The plaintiff filed a complaint in a New Jersey court after the defendant physician revealed to a third party that the plaintiff was HIV-positive. During an emergency consultation related to the plaintiff's kidney failure, the doctor, a certified nephrologist, discussed the plaintiff's condition. HIPAA does not support private rights of action, but a HIPAA violation may be enough to support a tort claim under common law.
The plaintiff also claimed that his privacy rights were violated, regardless of the reach and limits of HIPAA, and that the disclosure constituted malpractice. The defendant doctor and hospital filed a motion to dismiss arguing that the one-year statute of limitations applicable to defamation claims should apply to the plaintiff's claims. The plaintiff replied that all three counts of the complaint should be subject to the personal injury statute of limitations, which is two years.
The court agreed with the plaintiff and allowed the case to proceed.
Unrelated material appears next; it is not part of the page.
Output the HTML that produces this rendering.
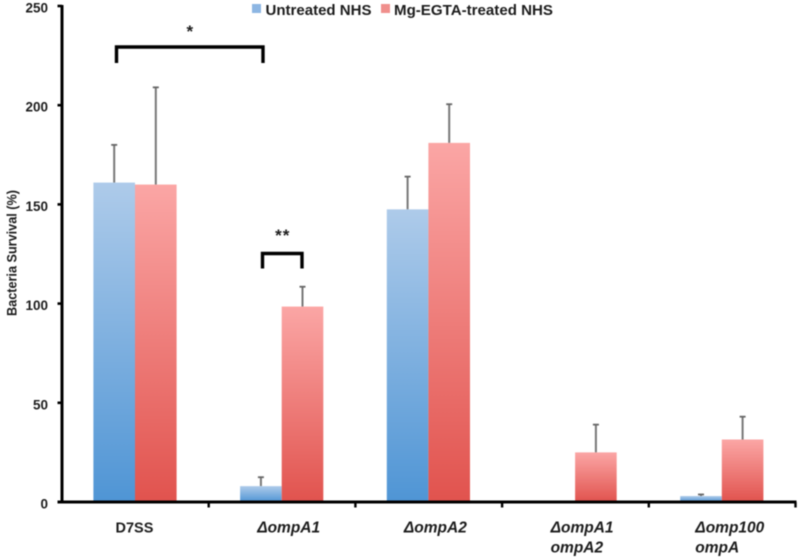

According to the court, the doctor's disclosures could constitute a deviation from the required standard of care and may therefore support a personal injury claim due to medical malpractice. In a case where an individual suffers harm due to the negligence of a doctor or hospital, he or she may be entitled to recover for damages. An attorney with experience handling medical professional negligence cases will usually obtain the testimony of one or more medical experts in order to demonstrate the failure to exhibit the requisite standard of care.